[begin RECORDS TO PROCESS]

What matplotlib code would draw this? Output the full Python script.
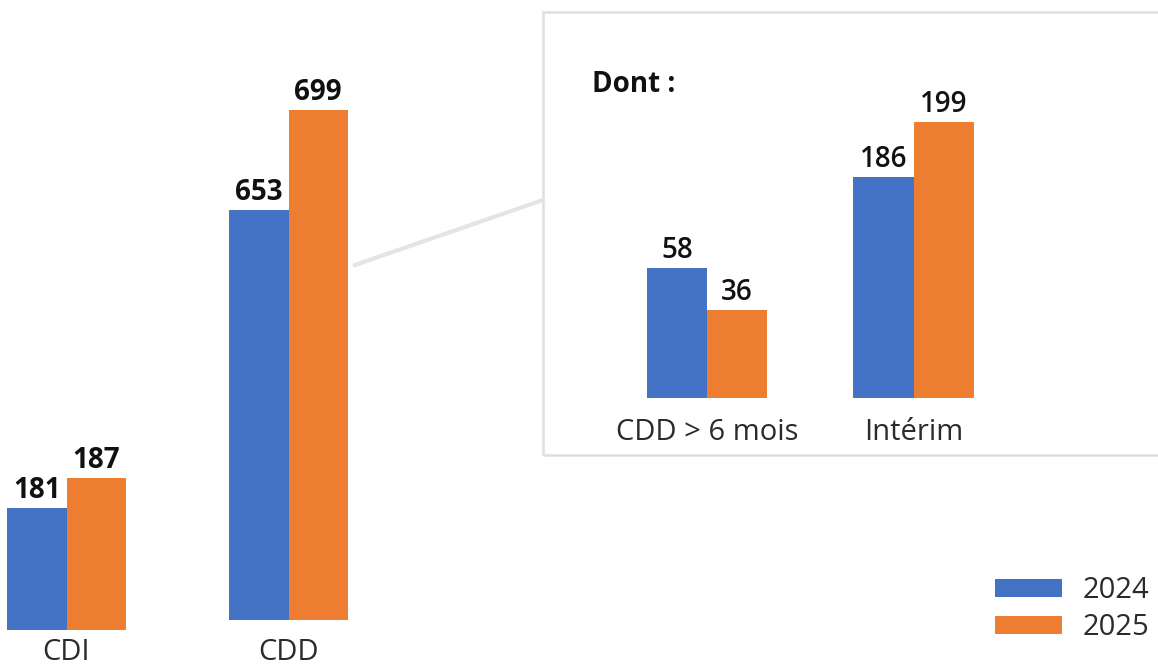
import matplotlib
matplotlib.use("Agg")
import matplotlib.pyplot as plt
from matplotlib.patches import Rectangle, Patch
from matplotlib.lines import Line2D

# ------------------------- data -------------------------
years = ["2024", "2025"]
main_categories = ["CDI", "CDD"]
main_2024 = [181, 653]
main_2025 = [187, 699]
inset_title = "Dont :"
inset_categories = ["CDD > 6 mois", "Intérim"]
inset_2024 = [58, 186]
inset_2025 = [36, 199]

# ------------------------- style -------------------------
BLUE = "#4472C4"
ORANGE = "#ED7D31"
TEXT = "#111111"
LABEL = "#2b2b2b"
FRAME = "#dedede"
plt.rcParams["font.family"] = ["Open Sans", "DejaVu Sans"]

W, H = 1158, 667
fig = plt.figure(figsize=(W / 100, H / 100), dpi=100)
fig.patch.set_facecolor("white")

# infographic: each group has its own value scale (pixel rect + ylim)
groups = [
    # (label, v2024, v2025, left px, width px, baseline px, ylim, value weight, label offset pt)
    (main_categories[0], main_2024[0], main_2025[0], 7, 119, 630, (156.6, 282.6), "bold", 21.6),
    (main_categories[1], main_2024[1], main_2025[1], 229, 119, 620, (464.4, 749.6), "bold", 28.8),
    (inset_categories[0], inset_2024[0], inset_2025[0], 647, 120, 398, (-10.1, 198.4), "semibold", 30.2),
    (inset_categories[1], inset_2024[1], inset_2025[1], 853, 121, 398, (133.8, 227.9), "semibold", 30.2),
]

for label, v1, v2, left, width, base, ylim, weight, lab_off in groups:
    ax = fig.add_axes([left / W, (H - base) / H, width / W, base / H])
    ax.set_facecolor("none")
    lo = ylim[0]
    vals = [v1, v2]
    bars = ax.bar([0, 1], [v - lo for v in vals], width=1.0, bottom=lo,
                  color=[BLUE, ORANGE])
    ax.set_xlim(-0.5, 1.5)
    ax.set_ylim(*ylim)
    for b, v in zip(bars, vals):
        ax.annotate(str(v), (b.get_x() + b.get_width() / 2, v),
                    xytext=(0, 7.5), textcoords="offset points",
                    ha="center", va="baseline", fontsize=20,
                    fontweight=weight, color=TEXT)
    ax.annotate(label, (0.5, 0), xycoords=("data", "axes fraction"),
                xytext=(0, -lab_off), textcoords="offset points",
                ha="center", va="baseline", fontsize=21, color=LABEL,
                annotation_clip=False)
    ax.axis("off")

# inset frame and connector
fig.add_artist(Rectangle((543 / W, 1 - 455 / H), 640 / W, 443 / H,
                         transform=fig.transFigure, fill=False,
                         edgecolor=FRAME, linewidth=1.8))
fig.add_artist(Line2D([355 / W, 543 / W], [1 - 265 / H, 1 - 200 / H],
                      transform=fig.transFigure, color="#e4e4e4", linewidth=3))
fig.text(592 / W, 1 - 92 / H, inset_title, fontsize=20, fontweight="bold",
         color=TEXT, va="baseline", ha="left")

# legend
handles = [Patch(facecolor=BLUE), Patch(facecolor=ORANGE)]
fig.legend(handles, years, loc="upper left", bbox_to_anchor=(995 / W, 1 - 576 / H),
           frameon=False, fontsize=21, handlelength=2.3, handleheight=0.58,
           handletextpad=0.72, labelspacing=0.27, borderpad=0, borderaxespad=0,
           labelcolor=LABEL)

fig.savefig("out.png", dpi=100)
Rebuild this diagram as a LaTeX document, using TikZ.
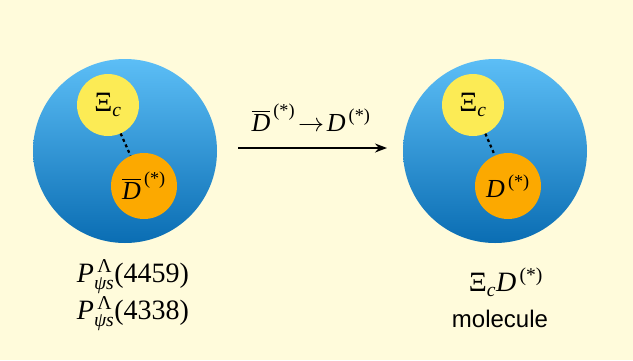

[end RECORDS TO PROCESS]

THE REQUEST: Retype the records above word for word, from their first line through the line containing "from matplotlib.lines import Line2D", and leave out every picture.

SOLUTION:
What matplotlib code would draw this? Output the full Python script.
import matplotlib
matplotlib.use("Agg")
import matplotlib.pyplot as plt
from matplotlib.patches import Rectangle, Patch
from matplotlib.lines import Line2D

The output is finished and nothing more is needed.